The government’s plan to improve water supply and sanitation in schools has been boosted by a new, R30-million (US$4.2-million) project called Water for Schools, officially launched on 10 September.
The project, led by Coca-Cola, will be rolled out in 100 state schools across South Africa over a two-year period.
It forms part of the company’s US$30-million (R215.4-million) Replenish Africa Initiative, which it aims to provide potable water to over 2-million people in Africa by 2015.
Water for Schools will see water supply infrastructure and sanitation facilities installed where necessary, and improved in other schools, with funds channelled from the new scheme. Work has already begun at nine of the targeted schools.
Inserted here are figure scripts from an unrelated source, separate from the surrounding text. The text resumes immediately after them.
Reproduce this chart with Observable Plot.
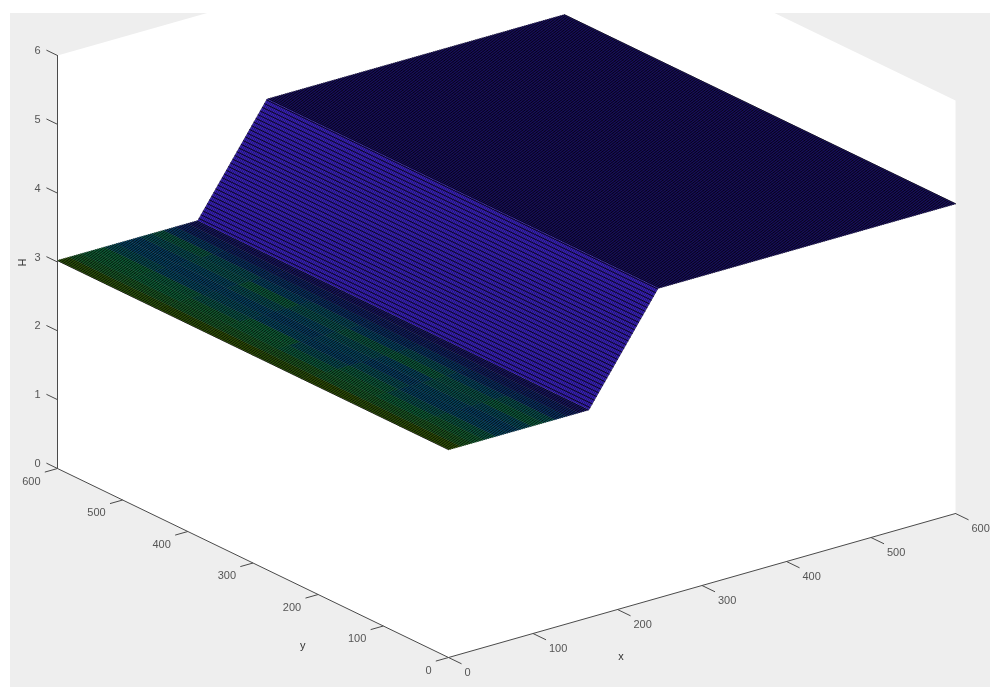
<!DOCTYPE html>
<html><head><meta charset="utf-8">
<script src="https://cdn.jsdelivr.net/npm/d3@7"></script>
<script src="https://cdn.jsdelivr.net/npm/@observablehq/plot@0.6"></script>
<style>html,body{margin:0;padding:0;background:#fff}svg{display:block}</style>
</head><body><div id="chart"></div>
<script>
// Axis ticks
const xTicks = [0,100,200,300,400,500,600];
const yTicks = [0,100,200,300,400,500,600];
const hTicks = [0,1,2,3,4,5,6];
// Surface profile H(x)
const profileX = [0,166,248,600];
const profileH = [3.02,3.02,4.5,4.5];
// Mesh spacing of the surface
const meshStep = 2.5;
// Colour level of the low plateau: rows = x bands, columns = y bands (read by eye)
const bandX = [0,14,28,42,56,70,84,98,112,126,140,154,166];
const bandY = [0,75,150,225,300,375,450,525,600];
const levels = [
 [.86,.84,.86,.83,.86,.84,.82,.83],
 [.72,.70,.68,.72,.70,.68,.70,.68],
 [.64,.60,.64,.58,.62,.64,.60,.62],
 [.56,.52,.58,.50,.60,.54,.58,.60],
 [.46,.44,.50,.42,.46,.48,.46,.50],
 [.42,.46,.40,.46,.40,.44,.42,.44],
 [.48,.52,.46,.50,.46,.50,.46,.42],
 [.58,.54,.58,.56,.52,.58,.52,.50],
 [.52,.46,.50,.44,.48,.44,.50,.56],
 [.32,.30,.34,.30,.30,.32,.32,.38],
 [.18,.16,.18,.16,.16,.18,.18,.20],
 [.06,.06,.06,.08,.06,.06,.06,.08]
];
const slopeLevel = 0, topLevel = -.2;
const levelDomain = [-.2,0,.25,.45,.6,.85,1];
const levelRange = ["#301fb4","#3a22bc","#1a50c0","#1085c0","#1db86c","#5a9a10","#7a9400"];

// View of the 3-D box (MATLAB-like orthographic projection)
const view = {ox:448, oy:657, xx:507/600, xy:144/600, yx:391/600, yy:189/600, h:413/6};
const px = (x,y,h) => view.ox + x*view.xx - y*view.yx;
const py = (x,y,h) => view.oy - x*view.xy - y*view.yy - h*view.h;
const Hat = x => {
  for (let i=1;i<profileX.length;i++) if (x<=profileX[i]) {
    const t=(x-profileX[i-1])/(profileX[i]-profileX[i-1]);
    return profileH[i-1]+t*(profileH[i]-profileH[i-1]);
  }
  return profileH[profileH.length-1];
};

// Patches
const patches = [];
let pid = 0;
const addPatch = (x0,x1,y0,y1,level) => {
  const id = pid++;
  for (const [x,y] of [[x0,y0],[x1,y0],[x1,y1],[x0,y1]]) patches.push({id,level,x,y,h:Hat(x)});
};
bandX.slice(0,-1).forEach((bx,i)=>bandY.slice(0,-1).forEach((by,j)=>
  addPatch(bx,bandX[i+1],by,bandY[j+1],levels[i][j])));
addPatch(profileX[1],profileX[2],0,600,slopeLevel);
addPatch(profileX[2],profileX[3],0,600,topLevel);

// Mesh
const meshGrid = d3.range(0,600+meshStep/2,meshStep);
const meshX = [], meshY = [];
meshGrid.forEach((x,i)=>{ for (const y of [0,600]) meshX.push({id:i,x,y,h:Hat(x)}); });
meshGrid.forEach((y,i)=>{ for (const x of profileX) meshY.push({id:i,x,y,h:Hat(x)}); });

// Box
const box = [[0,600,6],[0,600,0],[0,0,0],[600,0,0],[600,0,6],[600,600,6]].map(([x,y,h])=>({x,y,h}));
const axisLines = [[0,600,6],[0,600,0],[0,0,0],[600,0,0]].map(([x,y,h])=>({x,y,h}));

const X = d=>px(d.x,d.y,d.h), Y = d=>py(d.x,d.y,d.h);
const tickColor = "#4a4a4a", textColor = "#555";
const font = {fontFamily:"Liberation Sans", fontSize:11};

const plot = Plot.plot({
  width:990, height:687, margin:0,
  x:{domain:[0,990],range:[0,990],axis:null},
  y:{domain:[0,687],range:[0,687],axis:null},
  color:{type:"linear",domain:levelDomain,range:levelRange,interpolate:"rgb"},
  style:{background:"#fff",filter:"blur(0.4px)"},
  marks:[
    Plot.rect([{}],{x1:()=>10,x2:()=>990,y1:()=>13,y2:()=>687,fill:"#eeeeee"}),
    Plot.line(box,{x:X,y:Y,fill:"#fff",stroke:"none"}),
    Plot.rect([{}],{x1:()=>0,x2:()=>990,y1:()=>0,y2:()=>13,fill:"#fff"}),
    Plot.line(patches,{x:X,y:Y,z:"id",fill:"level",stroke:"level",strokeWidth:0.4}),
    Plot.line(meshX,{x:X,y:Y,z:"id",stroke:"#000",strokeWidth:0.8}),
    Plot.line(meshY,{x:X,y:Y,z:"id",stroke:"#000",strokeWidth:0.4}),
    Plot.line(axisLines,{x:X,y:Y,stroke:tickColor,strokeWidth:1}),
    // tick marks
    Plot.link(hTicks,{x1:h=>px(0,600,h),y1:h=>py(0,600,h),x2:h=>px(0,617,h),y2:h=>py(0,617,h),stroke:tickColor,strokeWidth:1}),
    Plot.link(yTicks,{x1:y=>px(0,y,0),y1:y=>py(0,y,0),x2:y=>px(-15,y,0),y2:y=>py(-15,y,0),stroke:tickColor,strokeWidth:1}),
    Plot.link(xTicks,{x1:x=>px(x,0,0),y1:x=>py(x,0,0),x2:x=>px(x,-20,0),y2:x=>py(x,-20,0),stroke:tickColor,strokeWidth:1}),
    // tick labels
    Plot.text(hTicks,{x:h=>px(0,600,h),y:h=>py(0,600,h),text:d=>String(d),textAnchor:"end",dx:-17,dy:-5,fill:textColor,...font}),
    Plot.text(yTicks,{x:y=>px(0,y,0),y:y=>py(0,y,0),text:d=>String(d),textAnchor:"end",dx:-17,dy:12.5,fill:textColor,...font}),
    Plot.text(xTicks,{x:x=>px(x,0,0),y:x=>py(x,0,0),text:d=>String(d),textAnchor:"start",dx:16,dy:14.5,fill:textColor,...font}),
    // axis titles
    Plot.text(["x"],{x:()=>px(131,-95,0),y:()=>py(131,-95,0),text:d=>d,fill:"#333",...font}),
    Plot.text(["y"],{x:()=>px(-90,107,0),y:()=>py(-90,107,0),text:d=>d,fill:"#333",...font}),
    Plot.text(["H"],{x:()=>px(0,653,2.75),y:()=>py(0,653,2.75),text:d=>d,rotate:-90,fill:"#333",...font})
  ]
});
document.getElementById("chart").append(plot);
</script></body></html>
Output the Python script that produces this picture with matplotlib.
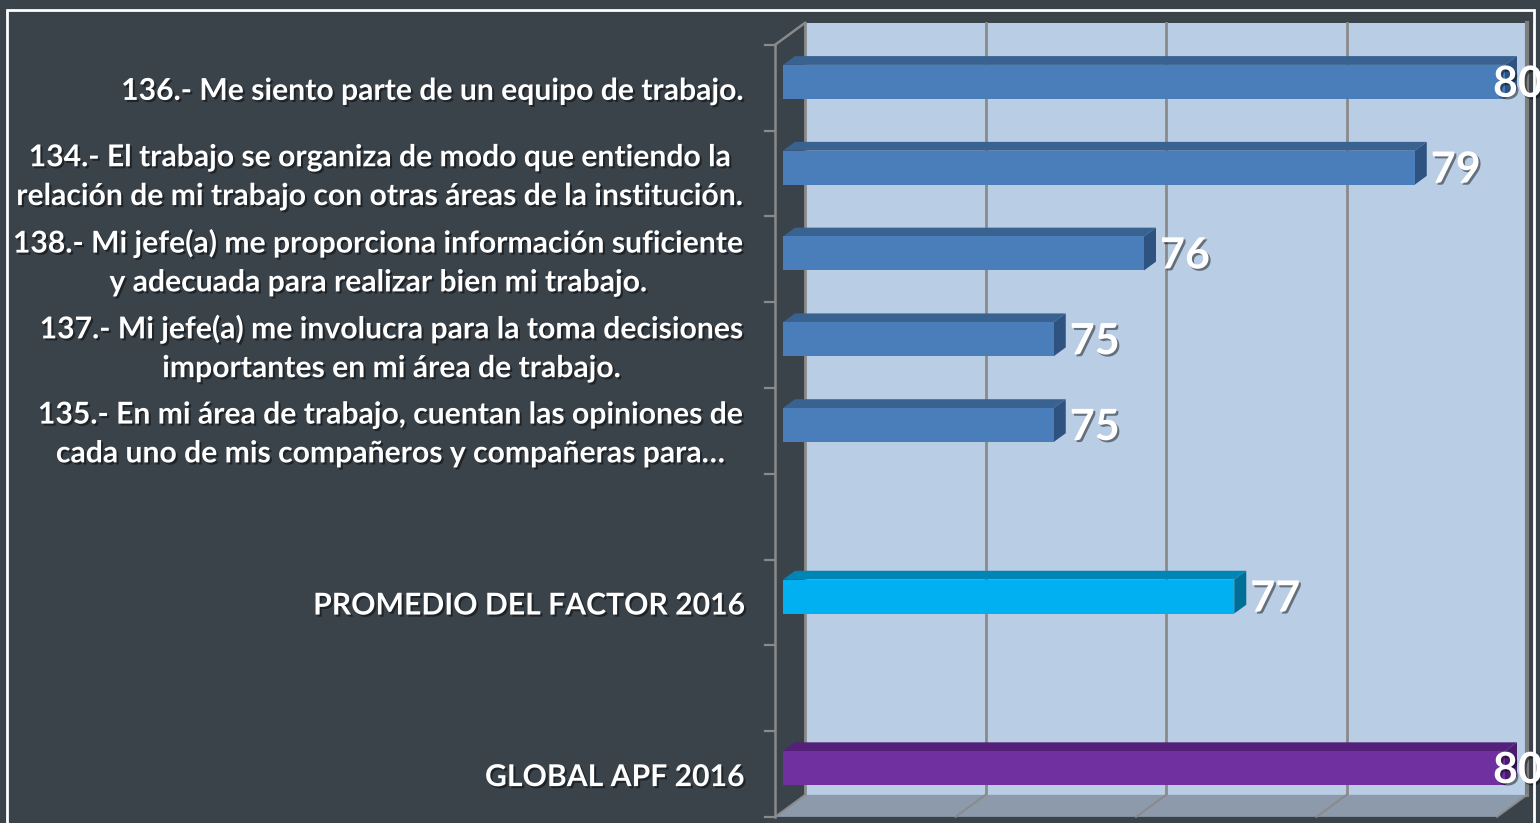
import matplotlib
matplotlib.use("Agg")
import matplotlib.pyplot as plt
import matplotlib.patheffects as pe
from matplotlib.patches import Polygon, Rectangle
from matplotlib.transforms import IdentityTransform, offset_copy

plt.rcParams["font.family"] = ["Lato", "DejaVu Sans"]

# Data
preguntas = [
    "136.- Me siento parte de un equipo de trabajo.",
    "134.- El trabajo se organiza de modo que entiendo la\nrelación de mi trabajo con otras áreas de la institución.",
    "138.- Mi jefe(a) me proporciona información suficiente\ny adecuada para realizar bien mi trabajo.",
    "137.- Mi jefe(a) me involucra para la toma decisiones\nimportantes en mi área de trabajo.",
    "135.- En mi área de trabajo, cuentan las opiniones de\ncada uno de mis compañeros y compañeras para…",
]
valores = [80, 79, 76, 75, 75]
promedio_label = "PROMEDIO DEL FACTOR 2016"
promedio = 77
global_label = "GLOBAL APF 2016"
global_val = 80

xmin, xmax = 72, 80
xticks = [72, 74, 76, 78, 80]

# colours: front, top, side
BLUE = ("#4a7ebb", "#3a6291", "#2f5381")
CYAN = ("#00b0f0", "#0086b6", "#006f97")
PURPLE = ("#7030a0", "#54207a", "#4a1c6c")
BG = "#3a424a"
WALL = "#b9cde5"
FLOOR = "#8d9aab"
GRID = "#8a8a8a"

rows = list(range(len(preguntas))) + [6, 8]
labels = preguntas + [promedio_label, global_label]
vals = valores + [promedio, global_val]
colors = [BLUE] * len(preguntas) + [CYAN, PURPLE]
n_cat = 9

W, H = 1540, 823
fig = plt.figure(figsize=(W / 100, H / 100), dpi=100, facecolor=BG)
ax = fig.add_axes([783 / W, 12 / H, 722 / W, 772 / H])
ax.set_xlim(xmin, xmax)
ax.set_ylim(n_cat - 0.5, -0.5)
ax.axis("off")

SLOPE = 0.733
D_FRONT, D_BAR, D_BACK = -8, 12, 22


def proj(x, y, d):
    px, py = ax.transData.transform((x, y))
    return (px + d, py + d * SLOPE)


def poly(pts, fc, ec="none", lw=0, z=1):
    p = Polygon(pts, closed=True, fc=fc, ec=ec, lw=lw,
                transform=IdentityTransform(), clip_on=False, zorder=z)
    ax.add_patch(p)


def line(p0, p1, color=GRID, lw=1.6, z=2):
    ax.add_line(plt.Line2D([p0[0], p1[0]], [p0[1], p1[1]], color=color, lw=lw,
                           transform=IdentityTransform(), clip_on=False, zorder=z))


top, bot = -0.5, n_cat - 0.5

# back wall
poly([proj(xmin, top, D_BACK), proj(xmax, top, D_BACK),
      proj(xmax, bot, D_BACK), proj(xmin, bot, D_BACK)], WALL, z=0.5)
for x in xticks:
    line(proj(x, top, D_BACK), proj(x, bot, D_BACK), lw=2.0, z=0.6)
line(proj(xmax, top, D_BACK), proj(xmax, bot, D_BACK), color="#7d7d7d", lw=3, z=0.6)

# floor
poly([proj(xmin, bot, D_FRONT), proj(xmax, bot, D_FRONT),
      proj(xmax, bot, D_BACK), proj(xmin, bot, D_BACK)], FLOOR, z=0.7)
for x in xticks:
    line(proj(x, bot, D_FRONT), proj(x, bot, D_BACK), lw=1.4, z=0.8)

# left axis with ticks
line(proj(xmin, top, D_FRONT), proj(xmin, bot, D_FRONT), lw=1.8, z=0.9)
line(proj(xmin, top, D_FRONT), proj(xmin, top, D_BACK), lw=1.8, z=0.9)
for k in range(n_cat + 1):
    p = proj(xmin, k - 0.5, D_FRONT)
    line((p[0] - 10, p[1]), p, lw=1.6, z=0.9)

# bars
h = 34 / 85.8
for r, v, (cf, ct, cs) in zip(rows, vals, colors):
    ve = min(v, xmax)
    yt, yb = r - h / 2, r + h / 2
    poly([proj(xmin, yt, 0), proj(ve, yt, 0), proj(ve, yt, D_BAR), proj(xmin, yt, D_BAR)], ct, z=2)
    poly([proj(ve, yt, 0), proj(ve, yb, 0), proj(ve, yb, D_BAR), proj(ve, yt, D_BAR)], cs, z=2)
ax.barh(rows, [min(v, xmax) - xmin for v in vals], left=xmin, height=h,
        color=[c[0] for c in colors], zorder=3)

shadow = [pe.withSimplePatchShadow(offset=(1.5, -1.5), shadow_rgbFace="black", alpha=0.45)]

# value labels
for r, v in zip(rows, vals):
    off = -12 if v >= xmax else 16
    tr = offset_copy(ax.transData, fig, x=off, y=-2, units="dots")
    ax.text(min(v, xmax), r, f"{v:.0f}", transform=tr, ha="left", va="center",
            color="white", fontsize=31, fontweight="bold", zorder=5,
            clip_on=False, path_effects=shadow)

# category labels
for r, lab in zip(rows, labels):
    tr = offset_copy(ax.transData, fig, x=-39, y=-9, units="dots")
    ax.text(xmin, r, lab, transform=tr, ha="right", va="center",
            multialignment="center", color="white", fontsize=21.7,
            fontweight="bold", linespacing=1.47, path_effects=shadow)

# outer frame
fig.add_artist(Rectangle((7 / W, -0.05), 1527 / W, 1.05 - 10 / H, transform=fig.transFigure,
                         fill=False, ec="white", lw=2))

fig.savefig("out.png", dpi=100, facecolor=BG)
The project is expected to benefit at least 80 000 pupils in primary and secondary schools once fully implemented in late 2012.
The beverage giant has partnered with the Department of Basic Education and organisations with expertise on water supply and sanitation, such as the NGO Mvula Trust, water engineering specialists Re-solve Consulting and H2O for Life, an NGO based in the US.
The Department of Basic Education has committed to ensuring a “safe, sustainable supply of drinking water and sanitation” at every school across the country by 2014 as part of its Schooling 2025 Plan launched in May 2010.
The 2025 strategy includes improving state school infrastructure and administration over the next 15 years.
“Water for Schools will help us to further open the doors of learning,” said the department’s minister Angie Motshekga. “This programme is significant to us.”
There are currently more than 450 schools lacking basic water and sanitation facilities in South Africa, Motshekga said, adding that this is part of the backlog that would require R88-billion ($12.2-billion) to address.
Certain communities still don’t have enough schools, so existing ones in those areas are overloaded – putting a strain on their water supply and ablution systems, the minister said.
The department will lend all necessary support to ensure that Water for Schools is carried out successfully, she said.
“We will do whatever it takes to make sure the project succeeds because we need it more than Coca-Cola does.”
Once the facilities are established, the department’s prime role will be to maintain them.
Motshekga has applauded Coca-Cola for involving specialist companies in the project. This will free up teachers to focus on their jobs while projects are under way.
“We’re grateful that Coca-Cola has brought in expertise. We can focus on what we should be doing, so that teachers do not find themselves being project managers or water technicians,” she added.
Re-solve Consulting recently finished repairing leaks at three schools in Katorus, located on the East Rand near Johannesburg, at a cost of R300 000 ($42 000).
Mvula Trust will provide expertise on sustaining the facilities. The NGO is well suited to this, having been involved in numerous poor communities since 1993 to ensure water service delivery from municipalities.
Partnerships formed through Water for Schools are vital for getting the job done within the set time frame, said Coca-Cola’s William Egbe. “We want to ensure that the partnerships will be viable, meaningful to communities and sustainable.”